BENEDICT XVI GENERAL AUDIENCE Wednesday, 4 May 2011 Catechesis on Christian prayer Dear Brothers and Sisters,
Today I would like to begin a new series of Catecheses. After the series on the Fathers of the Church, on the great theologians of the Middle Ages and on great women, I would now like to choose a topic that is dear to all our hearts: it is the theme of prayer, and especially Christian prayer, the prayer, that is, which Jesus taught and which the Church continues to teach us. It is in fact in Jesus that man becomes able to approach God in the depth and intimacy of the relationship of fatherhood and sonship. Together with the first disciples, let us now turn with humble trust to the Teacher and ask him: “Lord, teach us to pray” (Lk 11:1).
In the upcoming Catechesis, in comparing Sacred Scripture, the great tradition of the Fathers of the Church, of the Teachers of spirituality and of the Liturgy, let us learn to live our relationship with the Lord, even more intensely as it were at a “school of prayer”. We know well, in fact, that prayer should not be taken for granted. It is necessary to learn how to pray, as it were acquiring this art ever anew; even those who are very advanced in spiritual life always feel the need to learn from Jesus, to learn how to pray authentically. We receive the first lesson from the Lord by his example. The Gospels describe Jesus to us in intimate and constant conversation with the Father: it is a profound communion of the One who came into the world not to do his will but that of the Father who sent him for the salvation of man.
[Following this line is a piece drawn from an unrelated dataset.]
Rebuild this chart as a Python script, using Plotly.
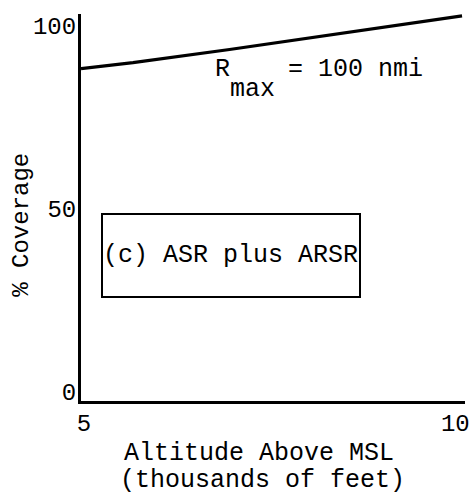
import plotly.graph_objects as go

# data
altitude = [5.0, 5.7, 7.0, 10.13]          # thousands of feet
coverage = [88.3, 89.9, 93.5, 102.7]       # % coverage
x_ticks = [5, 10]
y_ticks = [0, 50, 100]

FONT = "Liberation Mono, Courier New, monospace"

# plot area geometry (pixels)
W, H = 475, 500
L, R, T, B = 81, 5, 14, 99
pw, ph = W - L - R, H - T - B


def px(xp):
    return (xp - L) / pw


def py(yp):
    return (H - B - yp) / ph


fig = go.Figure()
fig.add_trace(go.Scatter(x=altitude, y=coverage, mode="lines",
                         line=dict(color="black", width=3.2),
                         showlegend=False, hoverinfo="skip"))

fig.update_layout(
    width=W, height=H,
    margin=dict(l=L, r=R, t=T, b=B, pad=0),
    paper_bgcolor="white", plot_bgcolor="white",
    font=dict(family=FONT, size=24, color="black"),
    xaxis=dict(range=[5, 10.17], tickvals=x_ticks, ticktext=[str(v) for v in x_ticks],
               showgrid=False, zeroline=False, showline=True, linecolor="black",
               linewidth=3, ticks="", ticklabelstandoff=-2, ticklabelshift=3,
               ticklabeloverflow="allow",
               tickfont=dict(family=FONT, size=24)),
    yaxis=dict(range=[-2.5, 103.2], tickvals=y_ticks, ticktext=[str(v) for v in y_ticks],
               showgrid=False, zeroline=False, showline=True, linecolor="black",
               linewidth=3, ticks="", ticklabelstandoff=-3,
               tickfont=dict(family=FONT, size=24)),
)


def label(text, xp, yp, size=25, **kw):
    d = dict(text=text, x=px(xp), y=py(yp), xref="paper", yref="paper",
             xanchor="center", yanchor="middle", showarrow=False,
             font=dict(family=FONT, size=size, color="black"))
    d.update(kw)
    return d


ann = [
    label("% Coverage", 21, 225, size=24, textangle=-90),
    label("Altitude Above MSL", 261, 453),
    label("(thousands of feet)", 265, 480),
    label("R", 224.5, 70),
    label("max", 254.5, 89),
    label("= 100 nmi", 359.5, 70),
    label("(c) ASR plus ARSR", 233, 255.5, width=256, height=81,
          bordercolor="black", borderwidth=2, borderpad=0, align="left",
          valign="middle", bgcolor="white"),
]
fig.update_layout(annotations=ann)

fig.write_html("out.html", config={"displayModeBar": False},
               post_script="document.body.style.margin='0';")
At this first Catechesis, as an introduction I would like to propose several examples of prayer in the ancient cultures, to show that practically always and everywhere they were addressed to God. I shall start with ancient Egypt, as an example. Here a blind man, asking the divinity to restore his sight, testifies to something universally human. This is a pure and simple prayer of petition by someone who is suffering. This man prays: “My heart longs to see you.... You who made me see the darkness, create light for me, so that I may see you! Bend your beloved face over me” (A. Barucq — F. Daumas, Hymnes et prières de l’Egypte ancienne, Paris 1980). That I may see you; this is the essence of the prayer! In the religions of Mesopotamia an arcane, paralyzing sense of guilt predominated, but which was not devoid of the hope of redemption and liberation on God’s part. We may thus appreciate this entreaty by a believer of those ancient cultures, formulated in these words: “O God who are indulgent even in the greatest sin, absolve me from my sin.... Look, O Lord at your tired servant and blow your breeze upon him: forgive him without delay. Alleviate your severe punishment. Freed from bonds, grant that I may breathe anew, break my chains, loosen the fetters that bind me” (M.-J. Seux, Hymnes et Prières aux Dieux de Babylone et d’Assyrie, Paris 1976). These are words that demonstrate how the human being, in his search for God, had intuited, if vaguely, on the one hand his own guilt and on the other, aspects of divine mercy and goodness.